By Jan White
On March 17, Irish and non-Irish folks across the county will don green clothing, drink green beer or Jameson, and eat soda bread, colcannon, and champ and black pudding. And it wouldn’t be a St. Patrick’s Day celebration without four-leaf-clovers or folks wearing red beards and green top hats.
But did you ever wonder how shamrocks and Leprechauns became two of the most iconic symbols during St. Patrick’s Day celebrations?
‘Wearin’ of the green’
“First of all, it’s a national emblem,” says Mike Cronin, academic director of Boston College’s program in Dublin, about the unassuming three-leaf clover that has been the unofficial national symbol of Ireland for centuries. It began with a legend that the patron Saint of Ireland used the shamrock to illustrate the Holy Trinity when trying to convert the Irish Catholics to Protestantism. In the 1680s, an English traveler to Ireland reported that in honor of the anniversary of St. Patrick’s death on March 17, “many would wear crosses in their hats, while the vulgar superstitiously wear shamroges, three-leav’d grass.”

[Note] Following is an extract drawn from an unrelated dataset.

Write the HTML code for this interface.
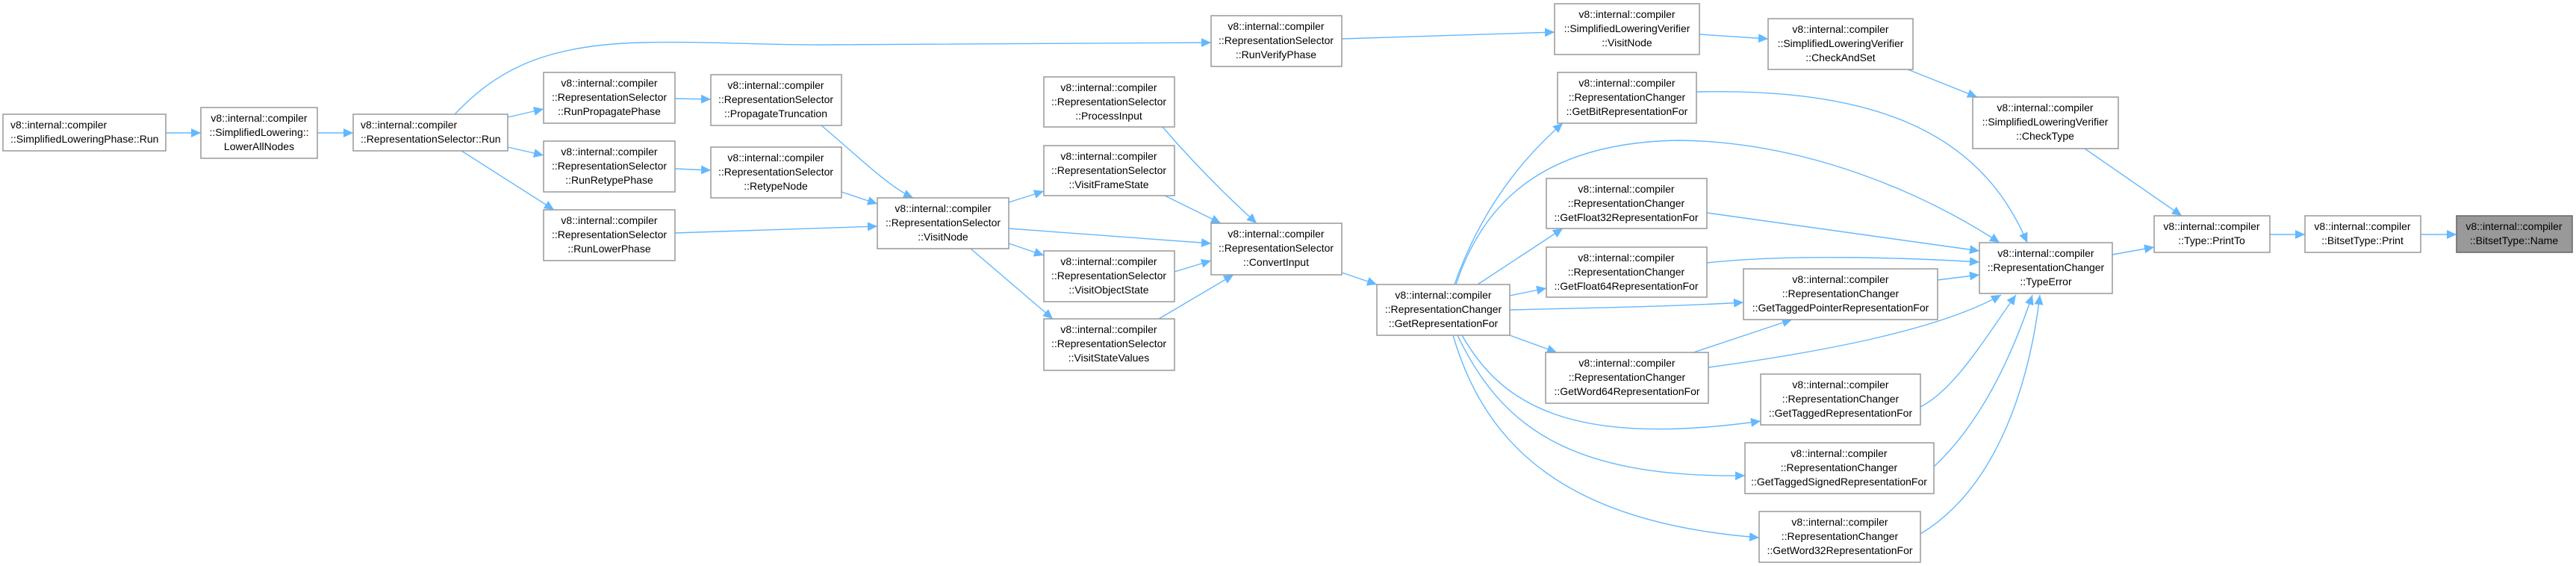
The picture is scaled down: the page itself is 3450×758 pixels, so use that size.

Some, though, see the shamrock as a reminder of a dark time in Irish history when an infestation destroyed the country’s potato crops. At the time, nearly half of Ireland’s population relied almost exclusively on potatoes as their food source. While many Irish fled to other countries to survive, over a million Irish perished during the famine, and according to Irish folk history, many died with their mouths green from eating grass and clover.
For most Irish Americans, however, shamrocks are simply a reminder of their heritage. Immigrants who had settled in Boston and New York, where there were no shamrocks, had to find alternatives to use on St. Patrick’s Day. They substituted wearing green clothing or green paper cutouts of shamrocks to display their Irish pride.
But it was greeting card icon, Hallmark, that forged the shamrock’s overwhelming popularity. In the 1920s, when designing a card for St. Patrick’s Day, the company’s creative minds agreed that the three-leafed clover would perfectly represent their holiday cards. The shamrock caught on worldwide. Here are five fun facts you might find interesting about shamrocks:
• The four-leaf clover is a rare version of the typical shamrock. For every ‘lucky’ four-leaf clover, there are over ten thousand of the three-leaf varieties.
• Shamrocks are sometimes included in the bouquet of an Irish bride or boutonniere of the groom for good luck.
• According to Irish legend, the ancient Druids believed that carrying a three-leaf clover helped them see evil spirits so they could escape them. They also used clovers to heal the sick.
• In the middle ages, children believed that finding a four-leaf clover allowed them to see fairies. It was a popular pastime for youngsters to go out into the fields looking for rare clovers, hoping they might find one and, in turn, discover where the fairies lived.
• In the early 18th century, the shamrock symbolized Ireland and, by association, Irish nationalism. British authorities wanted to squash the rebellion, so they banned people from wearing green or shamrocks to represent their Irish identity, threatening death to those who disobeyed.
Legend of the ‘little people’
According to Irish folklore, the leprechaun is a part of the faerie family. He’s often described as a tiny old man around two feet tall, wearing a leather apron and a green top hat worn jauntily on his head. His name, “leath bhrogan,” means shoemaker in Irish, and apparently, this occupation is how he earns his gold pot.
In Irish culture, leprechauns and other faerie folk were (and maybe still are) widely accepted as real beings. 18th-century poet William Allingham wrote about the ‘Fairy Shoemaker’ – “Lay your ear close to the hill. Do you not catch the tiny clamour, busy click of an elfin hammer, voice of the Lepracaun singing shrill as he merrily plies his trade?” And according to the lore, one might even hear the faint sound of Irish music accompanying the leprechauns as they dance a little jig.
Leprechauns had a reputation for being tricksters, although legend said that if you catch him, he must hand over his pot of gold. Other lore claims that if you are fortunate enough to catch a leprechaun, he will barter for his freedom by granting you three wishes. Some historians believe that explains the phrase ‘luck of the Irish.’
As with many tales of lore, however, this one presents a morality narrative that warns against the folly of trying to get rich quick or take what’s not rightfully yours. Most stories about those lucky enough to catch one of the tiny men usually end with the captors being duped into losing the pot of gold or making wishes that go awry.
So this St. Patrick’s Day, proudly display your green shamrock, wear your leprechaun hat, and always remember that on March 17, “everyone gets to be Irish.”